I took this class because I was talking to a buddy who graduated with a History degree and he said, “you must take a class with Sean Smith.” I didn’t have the most interest in digital humanities and everything that comes with it, but I trusted my buddy and hoped Sean would be a good guy! To my luck, Sean was great and bringing the material to us in a non-forceful and entertaining way. I enjoyed how for the most part, the things we learned about were all applied to very interesting topics, or at least topics I am interested in. That seems to be the most difficult thing about teaching, is making the content applicable to things that are interesting to the masses. The class did that with some skills that didn’t seem interesting to me at first.

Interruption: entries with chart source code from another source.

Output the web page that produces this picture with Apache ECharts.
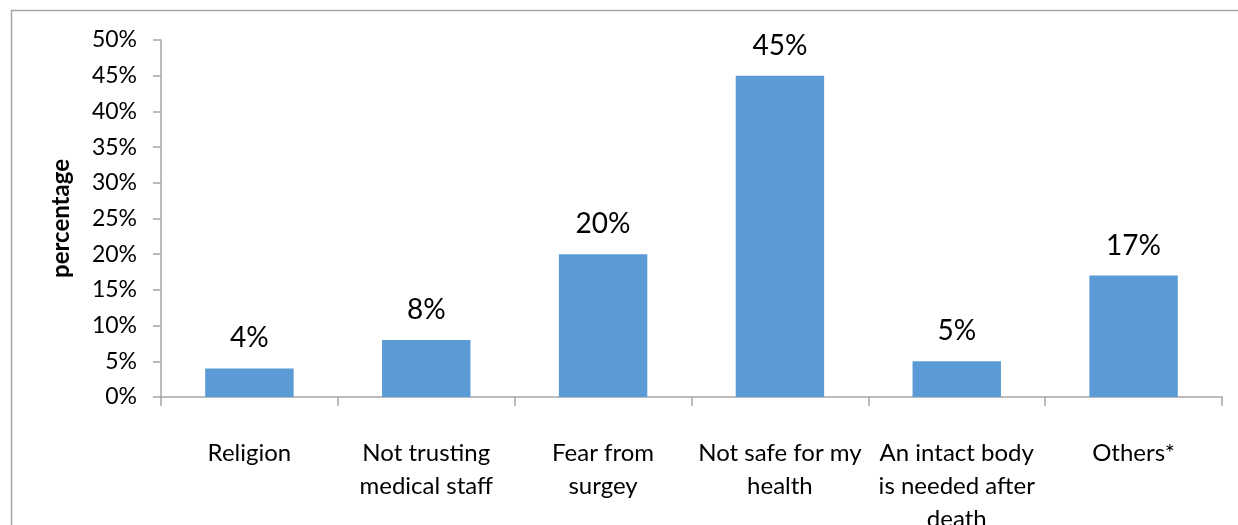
<!DOCTYPE html>
<html><head><meta charset="utf-8">
<script src="https://cdn.jsdelivr.net/npm/echarts@6/dist/echarts.min.js"></script>
<style>html,body{margin:0;padding:0;background:#fff;}#c{width:1238px;height:525px;}</style>
</head><body><div id="c"></div>
<script>
const categories = ['Religion', 'Not trusting\nmedical staff', 'Fear from\nsurgey', 'Not safe for my\nhealth', 'An intact body\nis needed after\ndeath', 'Others*'];
const values = [4, 8, 20, 45, 5, 17];
const yTicks = [0, 5, 10, 15, 20, 25, 30, 35, 40, 45, 50];
const font = 'Lato, "Open Sans", sans-serif';
const chart = echarts.init(document.getElementById('c'));
chart.setOption({
  animation: false,
  graphic: [{type: 'rect', shape: {x: 11.5, y: 10.5, width: 1240, height: 530}, style: {fill: 'none', stroke: '#a6a6a6', lineWidth: 1.5}, z: -1}],
  grid: {left: 161, right: 16, top: 40, bottom: 128, containLabel: false, outerBoundsMode: 'none'},
  xAxis: {
    type: 'category', data: categories,
    axisLine: {lineStyle: {color: '#a6a6a6', width: 1.5}},
    axisTick: {show: true, alignWithLabel: false, length: 9, lineStyle: {color: '#a6a6a6', width: 1.5}},
    axisLabel: {color: '#000', fontSize: 24, fontFamily: font, margin: 40, lineHeight: 33, interval: 0, hideOverlap: false}
  },
  yAxis: {
    type: 'value', min: yTicks[0], max: yTicks[yTicks.length - 1], interval: 5,
    name: 'percentage', nameLocation: 'middle', nameGap: 88,
    nameTextStyle: {color: '#000', fontSize: 24, fontWeight: 'bold', fontFamily: font},
    axisLine: {show: true, lineStyle: {color: '#a6a6a6', width: 1.5}},
    axisTick: {show: true, length: 8, lineStyle: {color: '#a6a6a6', width: 1.5}},
    splitLine: {show: false},
    axisLabel: {color: '#000', fontSize: 23, fontFamily: font, margin: 24, formatter: v => v + '%'}
  },
  series: [{
    type: 'bar', data: values, barWidth: '50%',
    itemStyle: {color: '#5b9bd5'},
    label: {show: true, position: 'top', distance: 16, color: '#000', fontSize: 28, lineHeight: 28, fontFamily: font, formatter: p => p.value + '%'}
  }]
});
</script></body></html>
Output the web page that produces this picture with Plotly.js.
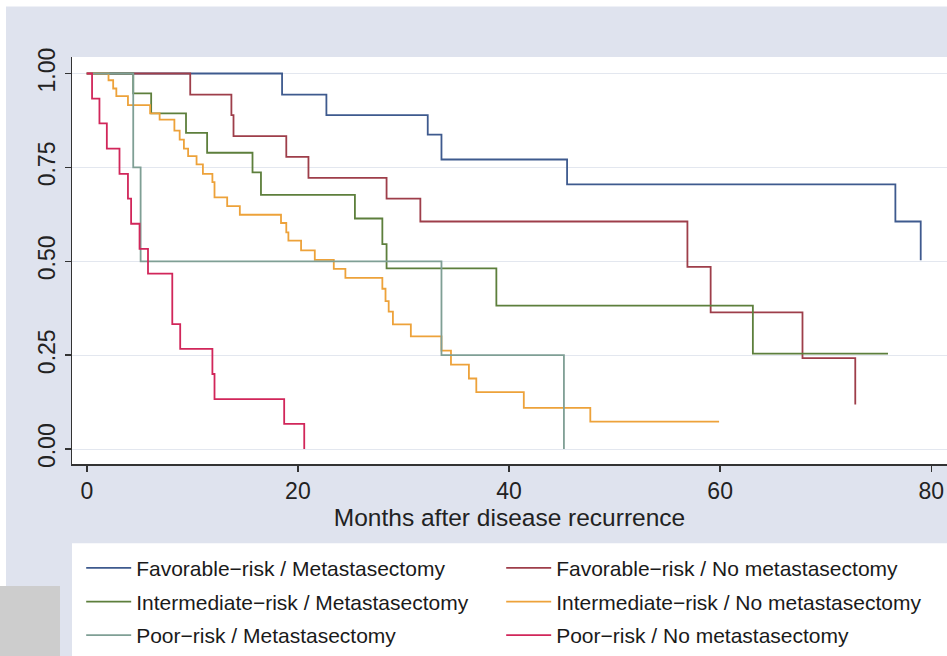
<!DOCTYPE html>
<html>
<head>
<meta charset="utf-8">
<script src="https://cdn.plot.ly/plotly-3.0.1.min.js"></script>
<style>
html,body{margin:0;padding:0;background:#dfe3ee;}
#chart{width:947px;height:656px;}
</style>
</head>
<body>
<div id="chart"></div>
<script>
// Series names (legend)
var seriesNames = [
  "Favorable\u2212risk / Metastasectomy",
  "Favorable\u2212risk / No metastasectomy",
  "Intermediate\u2212risk / Metastasectomy",
  "Intermediate\u2212risk / No metastasectomy",
  "Poor\u2212risk / Metastasectomy",
  "Poor\u2212risk / No metastasectomy"
];

// Kaplan-Meier step data (months, survival)
var favMetT   = [0, 18.5, 22.7, 32.3, 33.6, 45.5, 76.6, 79.0];
var favMetS   = [1, 0.944, 0.889, 0.837, 0.771, 0.705, 0.606, 0.503];

var favNoMetT = [0, 9.8, 13.7, 13.9, 18.9, 21.0, 28.4, 31.6, 56.9, 59.1, 67.8, 72.8];
var favNoMetS = [1, 0.944, 0.889, 0.833, 0.778, 0.722, 0.667, 0.606, 0.485, 0.364, 0.242, 0.119];

var intMetT   = [0, 4.4, 6.1, 9.4, 11.4, 15.7, 16.5, 25.4, 28.0, 28.4, 38.8, 63.1, 75.9];
var intMetS   = [1, 0.947, 0.894, 0.842, 0.789, 0.737, 0.677, 0.614, 0.546, 0.481, 0.382, 0.254, 0.254];

var intNoMetT = [0, 2.06, 2.5, 2.8, 3.9, 6.0, 6.9, 8.3, 8.8, 9.2, 9.6, 10.4, 11.0, 11.9, 12.1, 13.3, 14.5,
                 18.4, 18.9, 19.1, 20.3, 21.6, 23.4, 24.5, 28.0, 28.3, 28.6, 29.0, 30.7, 33.6, 34.5, 36.2,
                 36.9, 41.4, 47.7, 59.9];
var intNoMetS = [1, 0.982, 0.960, 0.940, 0.916, 0.894, 0.877, 0.848, 0.824, 0.800, 0.780, 0.758, 0.733, 0.711, 0.670, 0.647, 0.624,
                 0.602, 0.577, 0.555, 0.529, 0.504, 0.480, 0.456, 0.427, 0.394, 0.366, 0.332, 0.300, 0.262, 0.225, 0.188,
                 0.152, 0.110, 0.073, 0.073];

var poorMetT  = [0, 4.4, 5.1, 33.6, 45.2];
var poorMetS  = [1, 0.75, 0.5, 0.25, 0];

var poorNoMetT = [0, 0.5, 1.2, 1.9, 3.1, 3.9, 4.2, 5.0, 5.8, 8.1, 8.85, 11.9, 12.1, 18.7, 20.6];
var poorNoMetS = [1, 0.933, 0.867, 0.800, 0.733, 0.667, 0.600, 0.533, 0.467, 0.333, 0.267, 0.200, 0.133, 0.067, 0];

// Axis ticks
var xTicks = [0, 20, 40, 60, 80];
var yTicks = [0, 0.25, 0.5, 0.75, 1];

var colors = ["#3e5a8e", "#9e3e4a", "#5d7f3c", "#eda23a", "#7f9f95", "#d1265a"];
var xs = [favMetT, favNoMetT, intMetT, intNoMetT, poorMetT, poorNoMetT];
var ys = [favMetS, favNoMetS, intMetS, intNoMetS, poorMetS, poorNoMetS];
var legendIds = ["legend", "legend2", "legend3", "legend4", "legend5", "legend6"];

var traces = [];
for (var i = 0; i < xs.length; i++) {
  traces.push({
    x: xs[i], y: ys[i], type: "scatter", mode: "lines",
    name: seriesNames[i],
    legend: legendIds[i],
    line: {shape: "hv", color: colors[i], width: 1.8},
    hoverinfo: "skip"
  });
}

var sans = "'Liberation Sans', Arial, sans-serif";

function makeLegend(xPos, yPos) {
  return {
    orientation: "h",
    x: xPos, xanchor: "left",
    y: yPos, yanchor: "middle",
    bgcolor: "rgba(0,0,0,0)",
    font: {family: sans, size: 21, color: "#1a1a1a"},
    itemwidth: 45
  };
}

var colX = [0.0105, 0.4905];
var rowY = [-0.2561, -0.3390, -0.4220];

var layout = {
  width: 947, height: 656,
  paper_bgcolor: "#dfe3ee",
  plot_bgcolor: "#ffffff",
  margin: {l: 72, r: 0, t: 57, b: 189},
  showlegend: true,
  xaxis: {
    automargin: false,
    range: [-1.40, 81.49],
    tickvals: xTicks,
    ticks: "outside", ticklen: 6, tickwidth: 1.5, tickcolor: "#333",
    showline: true, linecolor: "#333", linewidth: 1.5,
    showgrid: false, zeroline: false,
    tickfont: {family: sans, size: 23, color: "#222"},
    title: {text: "Months after disease recurrence", font: {family: sans, size: 24.5, color: "#222"}, standoff: 0}
  },
  yaxis: {
    automargin: false,
    range: [-0.0396, 1.0439],
    tickvals: yTicks, tickformat: ".2f",
    tickangle: -90,
    ticks: "outside", ticklen: 6, tickwidth: 1.5, tickcolor: "#333",
    showline: true, linecolor: "#333", linewidth: 1.5,
    showgrid: true, gridcolor: "#e3e7ef", gridwidth: 1,
    zeroline: false,
    tickfont: {family: sans, size: 23, color: "#222"}
  },
  legend:  makeLegend(colX[0], rowY[0]),
  legend2: makeLegend(colX[1], rowY[0]),
  legend3: makeLegend(colX[0], rowY[1]),
  legend4: makeLegend(colX[1], rowY[1]),
  legend5: makeLegend(colX[0], rowY[2]),
  legend6: makeLegend(colX[1], rowY[2]),
  shapes: [
    {type: "rect", xref: "paper", yref: "paper", x0: 0, x1: 1.01, y0: -0.195, y1: -0.48,
     fillcolor: "#ffffff", line: {width: 0}, layer: "below"},
    {type: "rect", xref: "paper", yref: "paper", x0: -0.083, x1: 1.01, y0: 1.124, y1: 1.15,
     fillcolor: "#ffffff", line: {width: 0}, layer: "below"},
    {type: "rect", xref: "paper", yref: "paper", x0: -0.083, x1: -0.0754, y0: -0.3, y1: 1.15,
     fillcolor: "#ffffff", line: {width: 0}, layer: "below"},
    {type: "rect", xref: "paper", yref: "paper", x0: -0.083, x1: -0.0137, y0: -0.3, y1: -0.48,
     fillcolor: "#cdcdcd", line: {width: 0}, layer: "below"}
  ]
};

Plotly.newPlot("chart", traces, layout, {displayModeBar: false, staticPlot: true});
</script>
</body>
</html>
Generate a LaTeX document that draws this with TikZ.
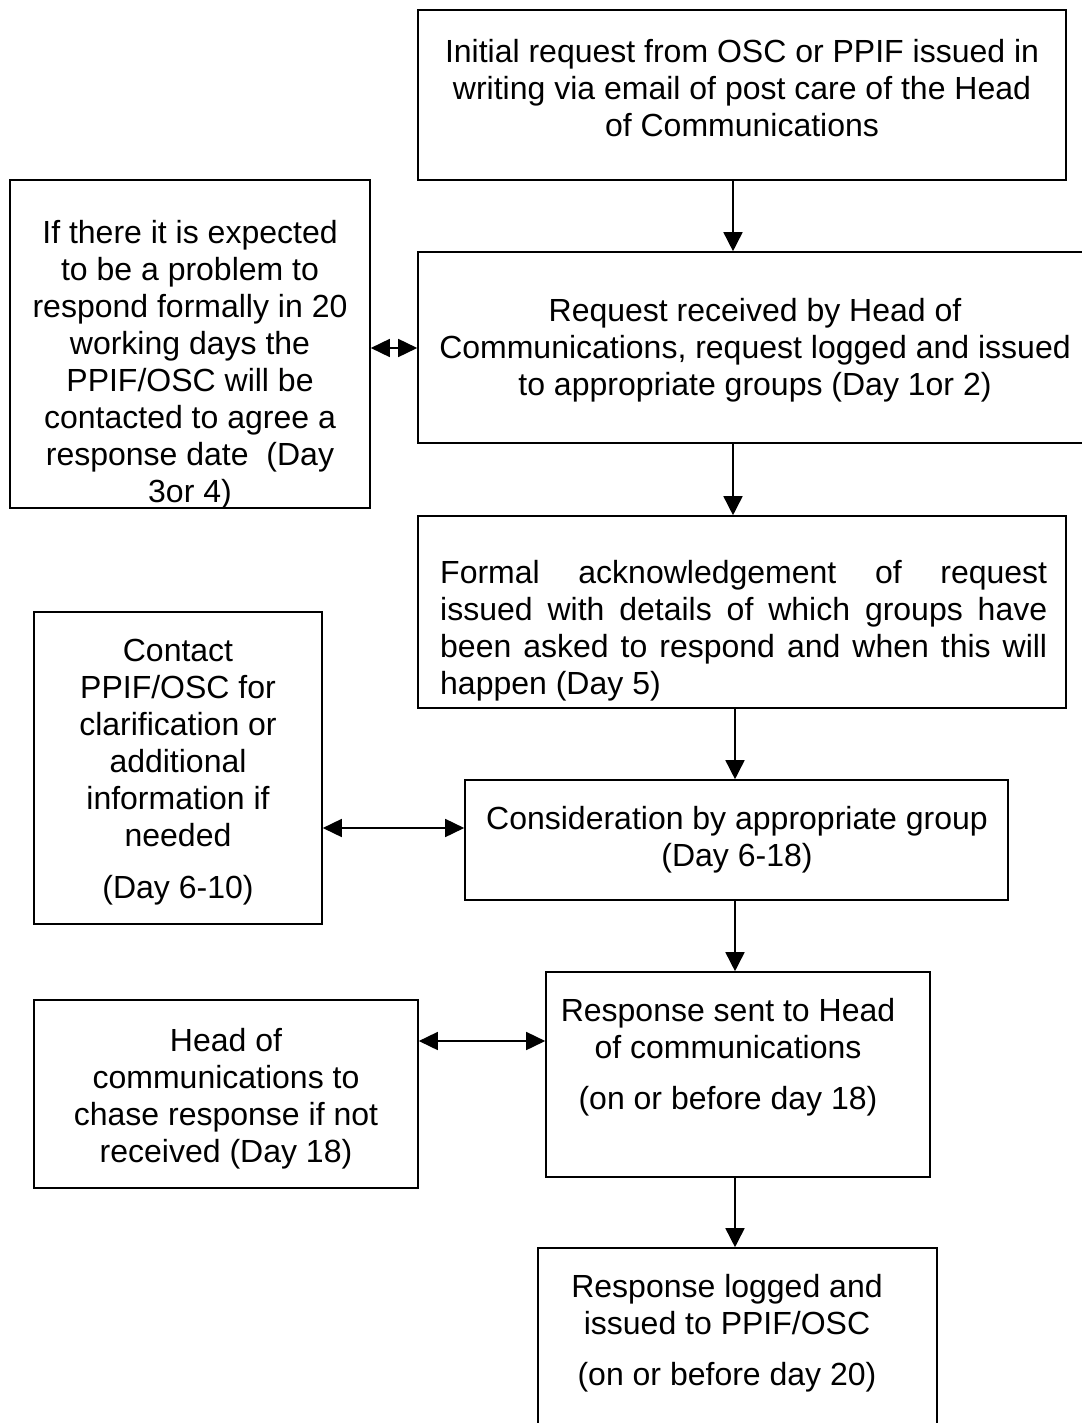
\documentclass[tikz,border=0pt]{standalone}
\usepackage{fontspec}
\setmainfont{Liberation Sans}
\usetikzlibrary{arrows.meta}
\begin{document}
\begin{tikzpicture}[x=1pt,y=-1pt,
  box/.style={draw=black, line width=1.6pt, rectangle, inner sep=0pt},
  txt/.style={align=center, inner sep=0pt, font=\fontsize{32}{37}\selectfont},
  arr/.style={line width=1.6pt, -{Triangle[length=19pt,width=19pt]}},
  dbl/.style={line width=1.6pt, {Triangle[length=19pt,width=18pt]}-{Triangle[length=19pt,width=18pt]}}]
\useasboundingbox[fill=white] (0,0) rectangle (1081,1423);

% boxes
\node[box, minimum width=648pt, minimum height=170pt] (b1) at (742,95) {};
\node[box, minimum width=677pt, minimum height=191pt] (b2) at (756.5,347.5) {};
\node[box, minimum width=360pt, minimum height=328pt] (bA) at (190,344) {};
\node[box, minimum width=648pt, minimum height=192pt] (b3) at (742,612) {};
\node[box, minimum width=288pt, minimum height=312pt] (bB) at (178,768) {};
\node[box, minimum width=543pt, minimum height=120pt] (b4) at (736.5,840) {};
\node[box, minimum width=384pt, minimum height=205pt] (b5) at (738,1074.5) {};
\node[box, minimum width=384pt, minimum height=188pt] (bC) at (226,1094) {};
\node[box, minimum width=399pt, minimum height=200pt] (b6) at (737.5,1348) {};

% texts
\node[txt] (t1) at (742,88) {Initial request from OSC or PPIF issued in\\writing via email of post care of the Head\\of Communications};
\node[txt] (t2) at (755,350) {Request received by Head of\\Communications, request logged and issued\\to appropriate groups (Day 1or 2)};
\begin{scope}
\clip (bA.north west) rectangle (bA.south east);
\node[txt] (tA) at (190,365) {If there it is expected\\to be a problem to\\respond formally in 20\\working days the\\PPIF/OSC will be\\contacted to agree a\\response date\ \ (Day\\3or 4)};
\end{scope}
\node[txt, align=left, anchor=west] (t3) at (440,630.5) {\makebox[607pt][s]{Formal acknowledgement of request}\\\makebox[607pt][s]{issued with details of which groups have}\\\makebox[607pt][s]{been asked to respond and when this will}\\happen (Day 5)};
\node[txt] (tB) at (178,772.5) {Contact\\PPIF/OSC for\\clarification or\\additional\\information if\\needed\\[15pt](Day 6-10)};
\node[txt] (t4) at (737,839.5) {Consideration by appropriate group\\(Day 6-18)};
\node[txt] (t5) at (728,1057) {Response sent to Head\\of communications\\[14pt](on or before day 18)};
\node[txt] (tC) at (226,1099) {Head of\\communications to\\chase response if not\\received (Day 18)};
\node[txt] (t6) at (727,1333.5) {Response logged and\\issued to PPIF/OSC\\[14pt](on or before day 20)};

% arrow x positions
\coordinate (xa) at (733,0);
\coordinate (xb) at (735,0);
\coordinate (ya) at (0,348);
\coordinate (yb) at (0,828);
\coordinate (yc) at (0,1041);

\draw[arr] (b1.south -| xa) -- (b2.north -| xa);
\draw[arr] (b2.south -| xa) -- (b3.north -| xa);
\draw[arr] (b3.south -| xb) -- (b4.north -| xb);
\draw[arr] (b4.south -| xb) -- (b5.north -| xb);
\draw[arr] (b5.south -| xb) -- (b6.north -| xb);

\draw[dbl] (bA.east |- ya) -- (b2.west |- ya);
\draw[dbl] (bB.east |- yb) -- (b4.west |- yb);
\draw[dbl] (bC.east |- yc) -- (b5.west |- yc);
\end{tikzpicture}
\end{document}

Creating a digital archive was something that sounded so beyond boring to me when it was first brought to my attention. It was even more boring when we had to rate and write about the poor digital archives. Particularly the ones that were so visually displeasing that made me want to rethink history. However creating our own digital archive and designing it the way that we want and felt would be pleasing to a certain audience gave it an entire new meaning to me.

The first thing that really caught my attention was map making. The site TimeMapper was simple to use and looked visually pleasing if given the effort. I enjoyed it so much I ultimately chose this to use for my final project. It was definitely time-consuming inputting so much information into a google spreadsheet and when you think you have enough information, you upload to the map and you realize you only have 5 points and the map says nothing. It was at this time working on the final project that I had to make some changes.

I chose to do my final project on Irish Immigration because that is what I was doing for my 301 paper. However, when applying my information and sources to a digital map, the map didn’t say anything and was meaningless. With a few brainstorming sessions and a couple of emails of feedback, I was able to come up with a stronger (not perfect) proposal. Once I got a more well-rounded topic and my map had meaning, it was much easier to get sources and input them. Eventually, I had a map that meant something. The completed map meant a lot to me because it produced a visual of what I learned in a history class that I haven’t felt since doing visual projects in grade school.

This class made me a better historian by having me adjust to this new era of history interpretation. We now have millions of historical pieces of information at our fingertips with phones and computers. It is up to us as historians to create strong sources and archives so people have the best chance of understanding the past. This class has taught my multiple skills and concepts that I will be able to apply to future classes and eventually a teaching position.